The National Autistic Society also released a statement pointing out that autism, of which Asperger syndrome is a form, affects around one in every 100 people in the UK. “Unconfirmed reports that the perpetrator had Asperger syndrome, a form of autism, have been circulating,” the statement read, “and we would urge everyone not to jump to conclusions or to conflate the actions of one disturbed individual with a whole section of society, or to make judgments about people with the condition.”

Media attention

Another possible theory about why perpetrators carry out such actions is for attention. “If the question is why do these people do it? The answer is to get attention, to be important,” said Frank Zimring, law professor at Berkeley university and specialist on American youth violence.
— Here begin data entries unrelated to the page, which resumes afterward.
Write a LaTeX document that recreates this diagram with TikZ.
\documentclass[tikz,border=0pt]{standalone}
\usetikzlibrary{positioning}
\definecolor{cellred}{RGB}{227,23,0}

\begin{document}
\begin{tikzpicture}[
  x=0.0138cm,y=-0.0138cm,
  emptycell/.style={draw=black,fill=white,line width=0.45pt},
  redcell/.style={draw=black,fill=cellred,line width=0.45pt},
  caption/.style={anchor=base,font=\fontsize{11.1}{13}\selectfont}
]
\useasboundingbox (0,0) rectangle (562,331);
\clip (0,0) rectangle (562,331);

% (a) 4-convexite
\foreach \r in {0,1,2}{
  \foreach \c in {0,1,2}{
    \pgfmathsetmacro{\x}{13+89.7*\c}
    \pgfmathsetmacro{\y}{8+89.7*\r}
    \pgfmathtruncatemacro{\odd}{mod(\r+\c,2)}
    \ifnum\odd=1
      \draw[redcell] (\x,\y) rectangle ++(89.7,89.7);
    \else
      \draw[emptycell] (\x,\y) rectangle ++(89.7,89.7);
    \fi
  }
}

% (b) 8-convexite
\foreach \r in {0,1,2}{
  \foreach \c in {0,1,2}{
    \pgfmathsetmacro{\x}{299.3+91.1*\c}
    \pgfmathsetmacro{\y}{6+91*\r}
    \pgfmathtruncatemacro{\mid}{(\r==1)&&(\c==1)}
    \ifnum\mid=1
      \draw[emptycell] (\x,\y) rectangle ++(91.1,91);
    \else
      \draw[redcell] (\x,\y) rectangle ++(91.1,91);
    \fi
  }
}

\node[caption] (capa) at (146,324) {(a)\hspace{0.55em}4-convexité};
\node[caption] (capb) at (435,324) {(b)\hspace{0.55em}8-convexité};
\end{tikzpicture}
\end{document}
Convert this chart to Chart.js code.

He added that such close media scrutiny could be part of the motivation for the “unbalanced and ambitious” to carry out such atrocities. “In that limited respect the attention we pay to these behaviours becomes part of the motive for people choosing to act in that way,” he told Voice of Russia radio in July. “It’s crazy, but it’s predicting.”

In the wake of the shooting of 20 young children, the search for explanations will no doubt continue. But a definitive answer will take much longer to emerge.